Social media campaign
And in support of the commuters, Kenyans on social media started a campaign to call on private motorists to carry pedestrians to their destinations.
They used twitter to mobilize other motorists to carry any passengers as a show of solidarity with the law.
Police used tear gas canisters to disperse to disperse a group of the operators on various who had blocked the roads.
The law comes into effect tomorrow.
The operators claimed that the new stringent measures would give the police a leeway to extort money from them and run them out of business.
They vowed to force a review of the laws by collecting more than a million signatures
The law, they say, is too stringent with stiff fines, which they cannot afford to pay.
Police said at least one matatu was burnt in Zimmerman estate after it allegedly tried to pick up passengers to the city.
Traffic Commandant Benson Kibue said apart from traffic personnel, all other officers will be in handy to enforce the law.

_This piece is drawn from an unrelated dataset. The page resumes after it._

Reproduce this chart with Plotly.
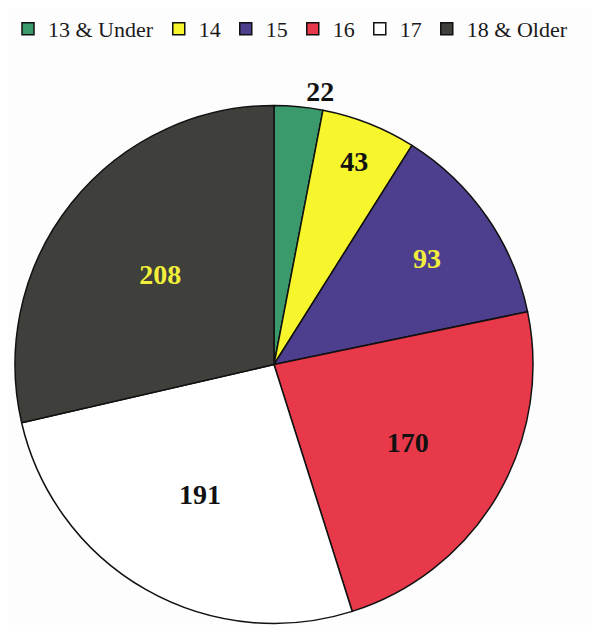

“We are training all officers on these laws and enforcement will be done by any police officer. We urge Kenyans to support us in dealing with these criminals,” he said.

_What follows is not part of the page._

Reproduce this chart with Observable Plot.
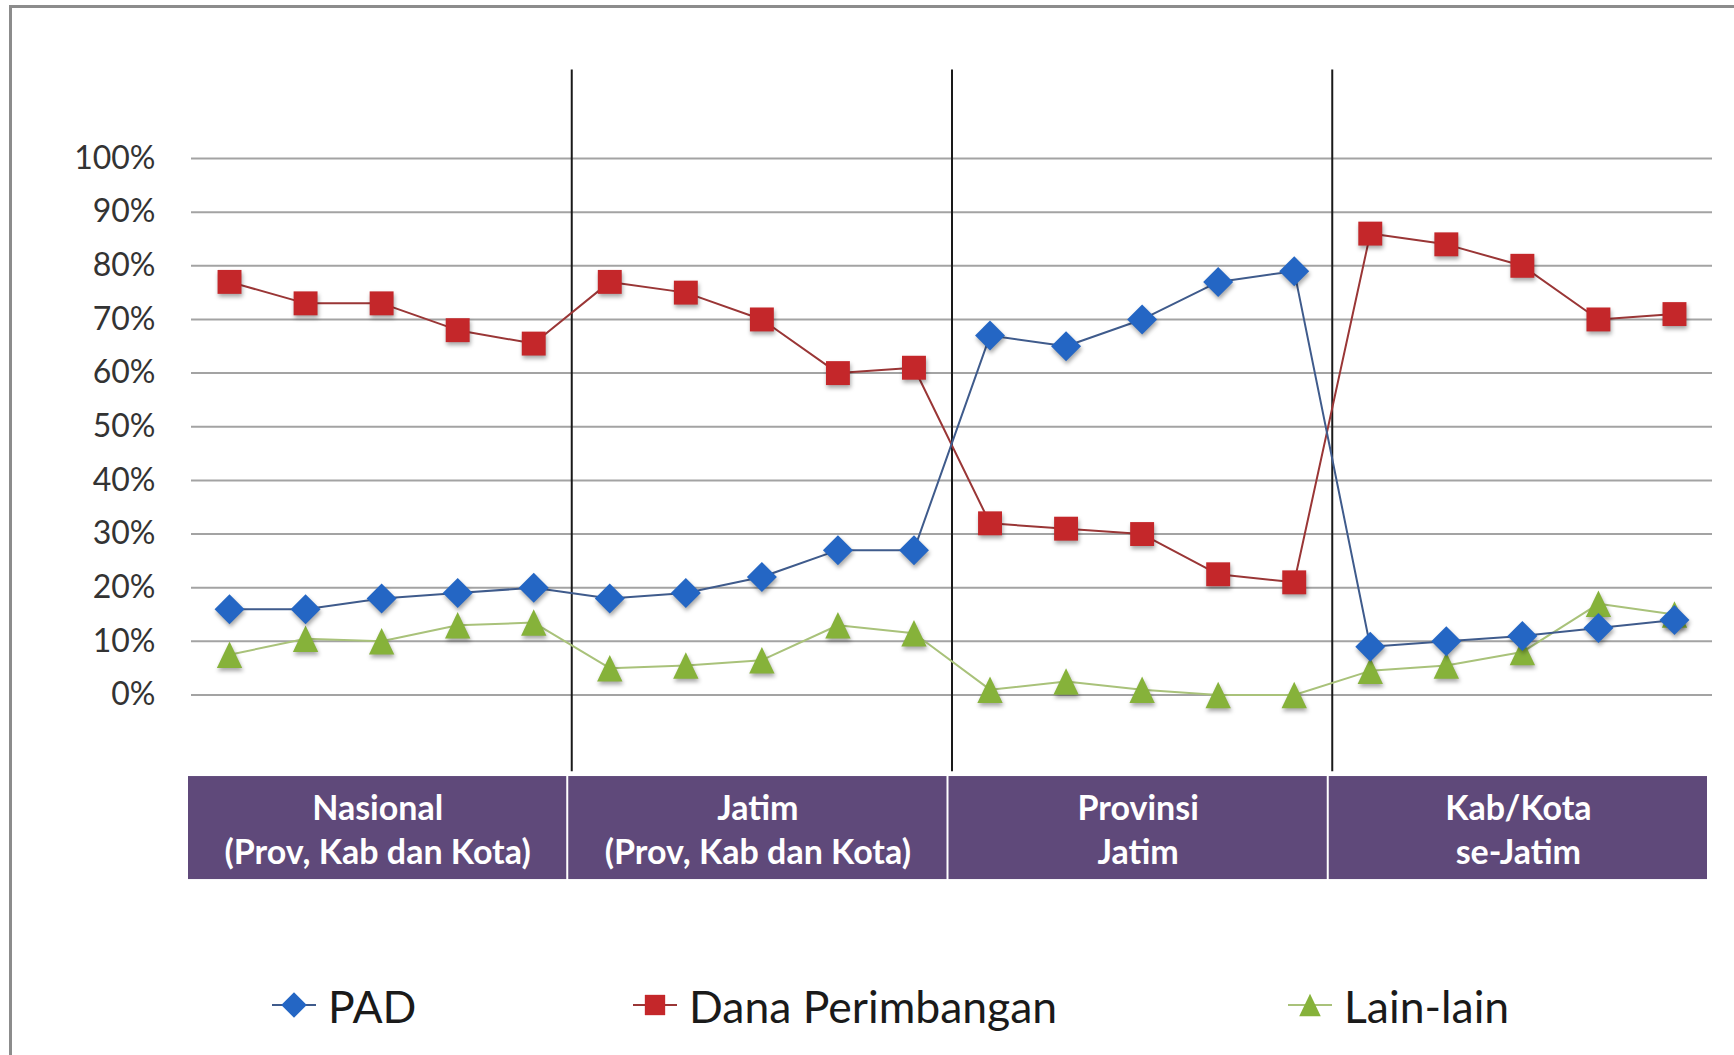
<!DOCTYPE html>
<html><head><meta charset="utf-8">
<script src="https://cdn.jsdelivr.net/npm/d3@7"></script>
<script src="https://cdn.jsdelivr.net/npm/@observablehq/plot@0.6"></script>
<style>
html,body{margin:0;padding:0;background:#fff;}
#wrap{position:relative;width:1734px;height:1055px;overflow:hidden;font-family:Lato,"Open Sans",sans-serif;background:#fff;}
#frame{position:absolute;left:9px;top:5px;width:1800px;height:1100px;border-top:3px solid #8c8c8c;border-left:3px solid #8c8c8c;box-sizing:border-box;}
#chart{position:absolute;left:0;top:0;}
#legend{position:absolute;left:0;top:975px;width:1734px;height:60px;}
.item{position:absolute;top:0;height:60px;display:flex;align-items:center;font-size:44.5px;color:#1a1a1a;white-space:nowrap;}
.item svg{margin-right:12px;overflow:visible;}
#chart g[aria-label="dot"] path{filter:drop-shadow(1px 3px 2px rgba(0,0,0,0.35));}
</style></head>
<body><div id="wrap"><div id="frame"></div><div id="chart"></div><div id="legend"></div></div>
<script>
// ---- data ----
const groups = ["Nasional\n(Prov, Kab dan Kota)", "Jatim\n(Prov, Kab dan Kota)", "Provinsi\nJatim", "Kab/Kota\nse-Jatim"];
const pointsPerGroup = 5;
const seriesNames = ["PAD", "Dana Perimbangan", "Lain-lain"];
const pad             = [16, 16, 18, 19, 20,   18, 19, 22, 27, 27,   67, 65, 70, 77, 79,   9, 10, 11, 12.5, 14];
const danaPerimbangan = [77, 73, 73, 68, 65.5, 77, 75, 70, 60, 61,   32, 31, 30, 22.5, 21, 86, 84, 80, 70, 71];
const lainLain        = [7.5, 10.5, 10, 13, 13.5, 5, 5.5, 6.5, 13, 11.5, 1, 2.5, 1, 0, 0, 4.5, 5.5, 8, 17, 15];
const yTicks = [0, 10, 20, 30, 40, 50, 60, 70, 80, 90, 100];

// ---- styles / layout ----
const style = {
  "PAD": {fill: "#2466c4", line: "#3f5b8c", symbol: "diamond2", r: 13.5},
  "Dana Perimbangan": {fill: "#c4272a", line: "#9a3636", symbol: "square", r: 13.5},
  "Lain-lain": {fill: "#86b23a", line: "#a9c27a", symbol: "triangle", r: 13}
};
const triSymbol = {
  draw(ctx, size) {
    const s = Math.sqrt(size);
    const w = s * 1.1, h = s * 1.15;
    ctx.moveTo(0, -h / 2); ctx.lineTo(w / 2, h / 2); ctx.lineTo(-w / 2, h / 2); ctx.closePath();
  }
};
const layout = {sepTop: 116.5, sepBottom: -14.3, boxTop: -15.2, boxBottom: -34.4, labelY: -24.7};

const values = {"PAD": pad, "Dana Perimbangan": danaPerimbangan, "Lain-lain": lainLain};
const n = groups.length * pointsPerGroup;
const rows = seriesNames.flatMap(s => values[s].map((v, i) => ({series: s, i, v})));
const groupRows = groups.map((g, k) => ({label: g, x1: k * pointsPerGroup - 0.5, x2: (k + 1) * pointsPerGroup - 0.5}));
const separators = groupRows.slice(1).map(d => d.x1);

const marks = [
  Plot.ruleY(yTicks, {stroke: "#a3a3a3", strokeWidth: 2}),
  Plot.axisY(yTicks, {tickSize: 0, tickPadding: 36, fontSize: 32, fill: "#333", tickFormat: d => d + "%", label: null}),
  Plot.ruleX(separators, {y1: layout.sepTop, y2: layout.sepBottom, stroke: "#1a1a1a", strokeWidth: 2}),
  Plot.rect(groupRows, {x1: "x1", x2: "x2", y1: layout.boxTop, y2: layout.boxBottom, fill: "#5f497a", insetLeft: 1, insetRight: 1, dx: -4}),
  Plot.text(groupRows, {x: d => (d.x1 + d.x2) / 2, y: layout.labelY, text: "label", fill: "#fff", fontWeight: "bold", fontSize: 34, lineHeight: 1.3, dx: -4})
];
for (const s of ["Lain-lain", "Dana Perimbangan", "PAD"]) {
  marks.push(Plot.line(rows.filter(d => d.series === s), {x: "i", y: "v", stroke: style[s].line, strokeWidth: 2}));
}
for (const s of ["Lain-lain", "Dana Perimbangan", "PAD"]) {
  const st = style[s];
  marks.push(Plot.dot(rows.filter(d => d.series === s), {x: "i", y: "v", fill: st.fill, stroke: "none", r: st.r, symbol: st.symbol === "triangle" ? triSymbol : st.symbol}));
}

const chart = Plot.plot({
  width: 1734, height: 900,
  marginLeft: 191, marginRight: 22, marginTop: 158, marginBottom: 205.5,
  style: {fontFamily: "Lato, 'Open Sans', sans-serif", background: "transparent"},
  x: {domain: [-0.5, n - 0.5], axis: null},
  y: {domain: [0, 100], axis: null},
  marks
});
document.getElementById("chart").appendChild(chart);

// ---- legend ----
const legendPos = {"PAD": 272, "Dana Perimbangan": 633, "Lain-lain": 1288};
const legend = d3.select("#legend");
for (const s of seriesNames) {
  const st = style[s];
  const item = legend.append("div").attr("class", "item").style("left", legendPos[s] + "px");
  const svg = item.append("svg").attr("width", 44).attr("height", 32);
  svg.append("line").attr("x1", 0).attr("x2", 44).attr("y1", 16).attr("y2", 16).attr("stroke", st.line).attr("stroke-width", 2);
  const sym = st.symbol === "triangle" ? triSymbol : (st.symbol === "square" ? d3.symbolSquare : d3.symbolDiamond2);
  const size = Math.PI * (st.r * 0.85) ** 2;
  svg.append("path").attr("transform", "translate(22,16)").attr("d", d3.symbol(sym, size)()).attr("fill", st.fill);
  item.append("span").text(s);
}
</script>
</body></html>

The law requires and drivers of PSVs to undergo physical and health fitness examination after every three years respectively.
The Traffic (Amendment) Act criminalises drunk driving as it proposes a stiffer penalty for those found guilty of the offence and anyone convicted of the offence will be fined Sh500, 000, a 10-year jail term or both.
The Act comes into effect as the country is still experiencing increasing road accidents, which are largely blamed on reckless driving.
Statistics from the Traffic department indicate at least 2,800 people have died on the roads since January this year.
“A person who, when driving or attempting to drive, or when in charge of a motor vehicle on a road or other public place, is under the influence of drink or a drug to such an extent as to be incapable of having proper control of the vehicle, commits an offence and shall be liable, upon conviction, to imprisonment for a term not exceeding ten years, or to a fine not exceeding Sh500, 000, or both,” the law says.
Motorcycle riders will also be required to wear helmets and jackets and provide the same to their passengers.
The law also demands the riders to possess driving licences and contravention of the law will see owners fined Sh10,000 or jailed for a year or both.
Driving without a licence attracts a tougher penalty as offenders will be jailed for 10 years or fined Sh500,000 or both.
Police say the harsh law is expected to reduce road accidents, which increase steadily during the festive season.